Chief McClelland’s remarks drew a standing ovation.
HPOU’s Hunt recounted stories of Mr. Thomas’ reluctance to “leave his post” to celebrate a birthday and had never asked the Houston Police Officers Association – which later became HPOU – for any help, legal or otherwise, after having been a member for about as long as he was a Houston police officer.
The ‘Street Cop’
“The 5,300 members of the Houston Police Officers Union deeply thank you for your 63 years for all you’ve given your loved ones.
“Mr. Thomas may be gone but will never ever, ever, ever be forgotten.”
Finally, the Rev. Lawson spoke. He has seen Houston police officers in the context of Jim Crow, the Civil Rights years, the four African American HPD chiefs and recruiting policies that resulted in more than 50 percent of the department classified as minorities. Lawson said recent events have made it difficult to be a police officer, here or anywhere.
He praised McClelland for being a “street cop” who well knows what the job entails, while expressing the blessing of the fact that the downtown building housing the Houston police headquarters after “a street cop.”

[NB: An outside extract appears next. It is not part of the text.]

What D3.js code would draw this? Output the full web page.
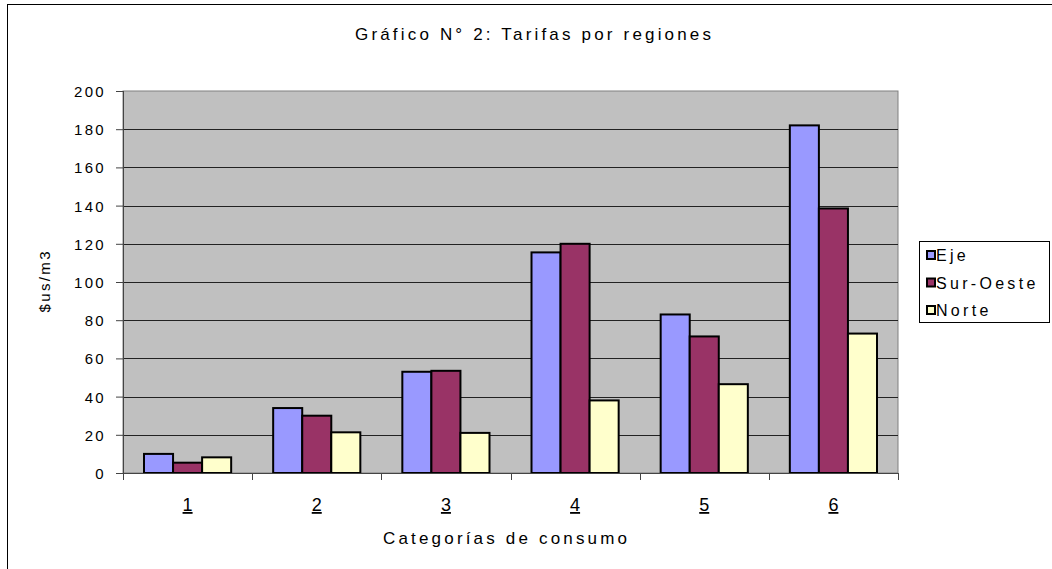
<!DOCTYPE html>
<html lang="en">
<head>
  <meta charset="UTF-8">
  <title>Tarifas por regiones</title>
  <script src="https://d3js.org/d3.v7.min.js"></script>
  <style>
    body { margin: 0; background: #fff; }
    text { font-family: "Liberation Sans", Arial, sans-serif; fill: #000; }
  </style>
</head>
<body>
  <script>
    var categories = ["1", "2", "3", "4", "5", "6"];
    var seriesNames = ["Eje", "Sur-Oeste", "Norte"];
    var eje = [10, 34, 53, 115.5, 83, 182];
    var surOeste = [5.4, 30, 53.5, 120, 71.5, 138.5];
    var norte = [8.2, 21.3, 21, 38, 46.5, 73];
    var colors = ["#9999ff", "#993366", "#ffffcc"];
    var yTicks = [0, 20, 40, 60, 80, 100, 120, 140, 160, 180, 200];

    var series = [eje, surOeste, norte];

    var width = 1052, height = 569;
    var margin = { top: 91, left: 123, right: 154, bottom: 96 };
    var plotW = width - margin.left - margin.right;
    var plotH = height - margin.top - margin.bottom;

    var svg = d3.select("body").append("svg")
      .attr("width", width)
      .attr("height", height);

    // outer chart frame
    svg.append("rect")
      .attr("x", 7.5).attr("y", 4.5)
      .attr("width", width).attr("height", height)
      .attr("fill", "none").attr("stroke", "#000").attr("stroke-width", 1);

    var x0 = d3.scaleBand().domain(categories).range([0, plotW]);
    var x1 = d3.scaleBand().domain(d3.range(3)).range([21, x0.bandwidth() - 21]);
    var y = d3.scaleLinear().domain([0, 200]).range([plotH, 0]);

    var g = svg.append("g").attr("transform", "translate(" + margin.left + "," + margin.top + ")");

    g.append("rect")
      .attr("width", plotW).attr("height", plotH)
      .attr("fill", "#c0c0c0").attr("stroke", "#808080").attr("stroke-width", 1);

    g.selectAll(".grid").data(yTicks.slice(1, -1)).enter().append("line")
      .attr("x1", 0).attr("x2", plotW)
      .attr("y1", d => Math.round(y(d)) + 0.5).attr("y2", d => Math.round(y(d)) + 0.5)
      .attr("stroke", "#222").attr("stroke-width", 1);

    // bars
    var groups = g.selectAll(".cat").data(categories).enter().append("g")
      .attr("transform", d => "translate(" + x0(d) + ",0)");
    groups.selectAll("rect").data((d, i) => series.map((s, j) => ({ j: j, v: s[i] })))
      .enter().append("rect")
      .attr("x", d => x1(d.j))
      .attr("y", d => y(d.v))
      .attr("width", x1.bandwidth())
      .attr("height", d => plotH - y(d.v))
      .attr("fill", d => colors[d.j])
      .attr("stroke", "#000").attr("stroke-width", 2);

    // y axis
    var yAxis = g.append("g").call(d3.axisLeft(y).tickValues(yTicks).tickSize(7).tickPadding(10));
    yAxis.select(".domain").attr("stroke", "#444").attr("d", "M0.5,0V" + plotH);
    yAxis.selectAll(".tick line").attr("stroke", "#444");
    yAxis.selectAll("text").attr("font-family", null).attr("dy", "0.36em")
      .style("font-size", "15px").style("letter-spacing", "2.3px");

    // x axis
    var xAxisG = g.append("g").attr("transform", "translate(0," + plotH + ")");
    xAxisG.append("line").attr("x1", -7).attr("x2", plotW).attr("y1", 0.5).attr("y2", 0.5).attr("stroke", "#444");
    xAxisG.selectAll(".xt").data(d3.range(categories.length + 1)).enter().append("line")
      .attr("x1", d => Math.round(d * x0.bandwidth()) + 0.5)
      .attr("x2", d => Math.round(d * x0.bandwidth()) + 0.5)
      .attr("y1", 0).attr("y2", 7).attr("stroke", "#444");
    xAxisG.selectAll(".xl").data(categories).enter().append("text")
      .attr("x", d => x0(d) + x0.bandwidth() / 2)
      .attr("y", 38)
      .attr("text-anchor", "middle")
      .style("font-size", "18px")
      .style("text-decoration", "underline")
      .text(d => d);

    // titles
    svg.append("text")
      .attr("x", 533).attr("y", 40)
      .attr("text-anchor", "middle")
      .attr("textLength", 356).attr("lengthAdjust", "spacing")
      .style("font-size", "17px")
      .text("Gráfico N° 2: Tarifas por regiones");

    svg.append("text")
      .attr("x", 505).attr("y", 544)
      .attr("text-anchor", "middle")
      .attr("textLength", 244).attr("lengthAdjust", "spacing")
      .style("font-size", "17px")
      .text("Categorías de consumo");

    svg.append("text")
      .attr("transform", "translate(50,282) rotate(-90)")
      .attr("text-anchor", "middle")
      .attr("textLength", 61).attr("lengthAdjust", "spacing")
      .style("font-size", "15px")
      .text("$us/m3");

    // legend
    var legend = svg.append("g").attr("transform", "translate(919,241)");
    legend.append("rect").attr("x", 0.5).attr("y", 0.5).attr("width", 130).attr("height", 81)
      .attr("fill", "#fff").attr("stroke", "#000");
    var items = legend.selectAll(".li").data(seriesNames).enter().append("g")
      .attr("transform", (d, i) => "translate(8," + (10 + i * 27.5) + ")");
    items.append("rect").attr("width", 8).attr("height", 8)
      .attr("fill", (d, i) => colors[i]).attr("stroke", "#000").attr("stroke-width", 2);
    items.append("text").attr("x", 9).attr("y", 10)
      .style("font-size", "16px").style("letter-spacing", "3.3px")
      .text(d => d);
  </script>
</body>
</html>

More diversity and improvements in understanding police officers and their jobs in more Houston communities happened through what Lawson termed “community policing.”

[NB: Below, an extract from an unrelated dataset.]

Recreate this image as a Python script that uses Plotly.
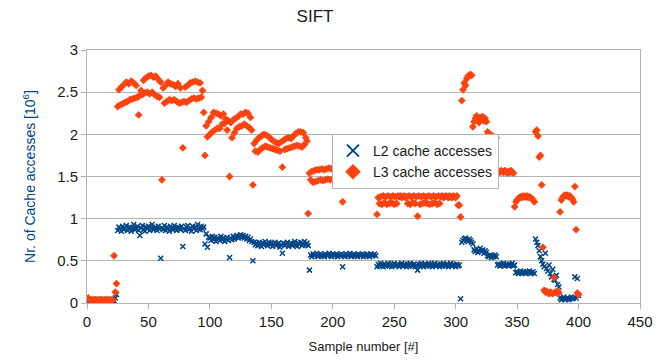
import plotly.graph_objects as go

# Sample numbers 1..400
samples = list(range(1, 401))

# L2 cache accesses [10^6]
L2 = [
    0.02,0.01,0.02,0.03,0.01,0.02,0.02,0.01,0.03,0.02,0.01,0.02,0.02,0.03,0.01,0.02,0.02,0.01,0.03,0.02,0.02,0.03,
    0.06,0.10,
    0.86,0.90,0.88,0.85,0.91,0.87,0.89,0.92,0.86,0.88,
    0.90,0.85,0.89,0.93,0.87,0.88,0.91,0.86,0.80,0.89,
    0.92,0.87,0.85,0.90,0.88,0.91,0.86,0.89,0.93,0.87,
    0.88,0.90,0.86,0.91,0.88,0.53,0.89,0.87,0.92,0.86,
    0.90,0.88,0.85,0.91,0.89,0.87,0.92,0.88,0.86,0.90,
    0.89,0.87,0.91,0.67,0.88,0.86,0.90,0.92,0.87,0.89,
    0.85,0.91,0.88,0.90,0.86,0.93,0.89,0.87,0.91,0.88,0.90,
    0.70,0.82,0.66,0.78,
    0.77,0.74,0.79,0.75,0.78,0.73,0.77,0.76,0.74,0.79,
    0.75,0.77,0.73,0.76,0.78,0.74,0.54,0.77,0.75,0.79,
    0.76,0.78,0.80,0.77,0.79,0.81,0.78,0.80,0.77,0.79,
    0.76,0.78,0.74,0.76,0.73,
    0.50,0.72,0.69,0.71,0.68,0.72,0.70,0.67,0.71,0.69,
    0.73,0.70,0.68,0.72,0.69,0.71,0.67,0.70,0.72,0.68,
    0.70,0.71,0.66,0.69,0.59,0.71,0.68,0.70,0.72,0.67,
    0.69,0.71,0.68,0.70,0.73,0.69,0.67,0.71,0.70,0.72,
    0.68,0.70,0.73,0.69,0.71,0.68,
    0.39,0.57,0.55,0.58,0.56,0.57,0.59,0.55,0.57,0.58,
    0.56,0.57,0.55,0.58,0.57,0.56,0.59,0.57,0.55,0.58,
    0.56,0.57,0.58,0.55,0.57,0.56,0.58,0.43,0.57,0.55,
    0.58,0.56,0.57,0.59,0.55,0.57,0.58,0.56,0.57,0.55,
    0.58,0.57,0.56,0.58,0.55,0.57,0.56,0.58,0.57,0.55,
    0.58,0.56,0.57,0.58,0.56,
    0.43,0.46,0.44,0.47,0.45,0.43,0.46,0.44,0.45,0.47,
    0.44,0.46,0.43,0.45,0.47,0.44,0.45,0.46,0.43,0.45,
    0.47,0.44,0.46,0.45,0.43,0.46,0.44,0.47,0.45,0.44,
    0.46,0.43,0.45,0.39,0.46,0.44,0.47,0.45,0.43,0.46,
    0.44,0.45,0.47,0.44,0.46,0.43,0.45,0.47,0.44,0.46,
    0.45,0.43,0.46,0.44,0.47,0.45,0.44,0.46,0.43,0.45,
    0.47,0.44,0.46,0.45,0.43,0.46,0.44,0.45,0.05,
    0.72,0.74,0.76,0.77,0.75,0.73,0.76,0.74,0.72,0.70,
    0.63,0.61,0.64,0.60,0.62,0.65,0.61,0.63,0.59,0.62,0.60,
    0.56,0.55,0.57,0.54,0.56,0.55,0.57,0.55,
    0.45,0.46,0.44,0.46,0.45,0.47,0.44,0.46,0.45,0.44,0.46,0.45,0.47,0.44,0.45,
    0.36,0.37,0.35,0.36,0.38,0.35,0.37,0.36,0.35,0.37,0.36,0.38,0.35,0.36,0.37,0.35,
    0.76,0.72,0.68,0.62,0.55,0.50,
    0.46,0.43,0.59,0.41,0.38,0.45,0.35,0.31,0.40,0.28,0.27,0.33,0.22,0.19,
    0.06,0.04,0.05,0.07,0.04,0.05,0.06,0.04,0.05,0.07,0.05,0.06,0.31,0.06,0.29,0.09,
]

# L3 cache accesses [10^6]
L3 = [
    0.06,0.04,0.03,0.04,0.03,0.04,0.04,0.03,0.04,0.03,0.04,0.04,0.03,0.04,0.03,0.04,0.04,0.03,0.04,0.03,0.04,
    0.56,0.13,0.23,
    2.33,2.53,2.35,2.56,2.36,2.59,2.38,2.62,2.39,2.60,
    2.41,2.63,2.42,2.61,2.43,2.58,2.44,2.23,2.46,2.52,
    2.47,2.64,2.49,2.67,2.50,2.69,2.48,2.70,2.50,2.68,
    2.47,2.69,2.45,2.65,2.44,2.62,1.46,2.55,2.37,2.58,
    2.39,2.62,2.41,2.60,2.40,2.59,2.41,2.57,2.39,2.60,
    2.37,2.55,2.38,1.84,2.39,2.56,2.38,2.58,2.40,2.61,
    2.42,2.62,2.43,2.63,2.42,2.62,2.43,2.61,2.44,2.52,2.26,
    1.75,2.10,1.97,2.15,2.00,2.20,2.03,2.26,2.05,2.25,
    2.07,2.24,2.07,2.22,2.12,2.24,2.13,2.18,2.05,2.16,
    1.50,2.14,1.96,2.17,2.02,2.19,2.07,2.21,2.09,2.24,
    2.10,2.24,2.12,2.26,2.10,2.25,2.08,2.20,2.05,1.40,
    1.89,1.80,1.93,1.79,1.96,1.82,1.98,1.84,2.00,1.86,
    1.99,1.85,1.97,1.84,1.94,1.83,1.92,1.82,1.90,1.81,
    1.89,1.80,1.91,1.61,1.93,1.82,1.95,1.83,1.96,1.84,
    1.95,1.85,1.98,1.86,2.01,1.87,2.03,1.86,2.03,1.85,
    2.02,1.88,1.96,1.92,
    1.06,
    1.54,1.46,1.56,1.43,1.57,1.44,1.58,1.45,1.58,1.46,
    1.59,1.45,1.58,1.46,1.59,1.47,1.60,1.46,1.59,1.47,
    1.60,1.46,1.59,1.47,1.60,1.46,1.59,1.20,1.60,1.47,
    1.59,1.46,1.60,1.47,1.59,1.46,1.60,1.47,1.59,1.46,
    1.60,1.47,1.59,1.46,1.60,1.47,1.59,1.46,1.60,1.47,
    1.59,1.46,1.60,1.47,1.59,
    1.05,
    1.25,1.18,1.26,1.17,1.27,1.19,1.26,1.17,1.27,1.18,
    1.26,1.19,1.27,1.17,1.26,1.18,1.27,1.26,1.27,1.25,
    1.26,1.27,1.25,1.26,1.18,1.27,1.17,1.26,1.19,1.27,
    1.18,1.26,1.03,1.27,1.17,1.26,1.18,1.27,1.19,1.26,
    1.18,1.27,1.17,1.26,1.18,1.27,1.19,1.26,1.17,1.27,
    1.18,1.26,1.27,1.25,1.26,1.27,1.26,1.25,1.27,1.26,
    1.25,1.27,1.26,1.25,1.27,1.16,1.16,
    1.02,
    2.40,2.53,2.61,2.58,2.66,2.69,2.70,2.71,2.70,
    2.09,2.15,2.19,2.22,2.17,2.14,2.20,2.18,2.21,2.16,2.19,2.15,
    2.03,2.01,1.99,1.97,1.98,1.95,1.93,1.96,
    1.54,1.56,1.55,1.57,1.56,1.55,1.57,1.56,1.54,1.56,1.55,1.57,1.55,1.54,
    1.14,
    1.20,1.22,1.24,1.25,1.26,1.25,1.27,1.26,1.26,1.27,1.25,1.26,1.25,1.24,1.22,1.20,
    2.03,2.05,1.98,1.73,1.75,1.40,
    0.66,0.15,0.13,0.14,0.12,0.11,0.13,0.12,0.11,0.30,0.13,0.12,0.14,0.12,
    1.08,
    1.22,1.25,1.27,1.28,1.27,1.28,1.26,1.27,1.25,1.23,1.20,
    1.38,0.87,0.12,0.10,
]

x_ticks = [0, 50, 100, 150, 200, 250, 300, 350, 400, 450]
y_ticks = [0, 0.5, 1, 1.5, 2, 2.5, 3]

FONT = "Liberation Sans, Arial, sans-serif"
GRID = "#b3b3b3"

fig = go.Figure()
fig.add_trace(go.Scatter(
    x=samples, y=L2, mode="markers", name="L2 cache accesses",
    marker=dict(symbol="x-thin", size=5, color="#004586",
                line=dict(color="#004586", width=1.5)),
))
fig.add_trace(go.Scatter(
    x=samples, y=L3, mode="markers", name="L3 cache accesses",
    marker=dict(symbol="diamond", size=6, color="#ff420e", line=dict(width=0)),
))

fig.update_layout(
    width=664, height=362,
    margin=dict(l=86.5, r=24, t=50, b=59.3, autoexpand=False),
    paper_bgcolor="white", plot_bgcolor="white",
    font=dict(family=FONT, color="#333333"),
    title=dict(text="SIFT", x=315/664, xanchor="center", y=1 - 16/362, yanchor="middle",
               font=dict(size=17, color="#1a1a1a", family=FONT)),
    showlegend=True,
    legend=dict(x=0.443, y=0.668, xanchor="left", yanchor="top",
                bgcolor="white", bordercolor=GRID, borderwidth=1,
                font=dict(size=14, color="#1a1a1a", family=FONT),
                itemsizing="constant", itemwidth=30, tracegroupgap=0),
)
fig.update_xaxes(
    range=[0, 450], tickvals=x_ticks, ticktext=[str(v) for v in x_ticks],
    showgrid=False, zeroline=False, showline=True, linecolor=GRID, linewidth=1, mirror=True,
    ticks="outside", ticklen=5, tickcolor=GRID, automargin=False,
    tickfont=dict(size=15, color="#1a1a1a"),
    title=dict(text="Sample number [#]", font=dict(size=13, color="#1a1a1a"), standoff=12),
)
fig.update_yaxes(
    range=[0, 3], tickvals=y_ticks, ticktext=["0", "0.5", "1", "1.5", "2", "2.5", "3"],
    showgrid=True, gridcolor=GRID, gridwidth=1, zeroline=False,
    showline=True, linecolor=GRID, linewidth=1, mirror=True,
    ticks="outside", ticklen=5, tickcolor=GRID, automargin=False,
    tickfont=dict(size=15, color="#1a1a1a"),
    title=dict(text="Nr. of Cache accesses [10<sup>6</sup>]", font=dict(size=14, color="#004586"), standoff=18),
)

fig.write_html("out.html")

“Citizens are able to have community policing,” the pastor said. “They got the idea from Mr. Thomas. They got the idea for naming a building after a street cop, the kind of cop who was not likely to abuse but more likely to protect kids and a street cop that old people felt safer having when he was in their neighborhood.”
Lawson recognized Mr. Thomas as a godly man who hailed not from royalty but from the underclass. God did with Moses and David what he couldn’t have done with a king or prince.
So also he did with Mr. Thomas, the Houston street cop.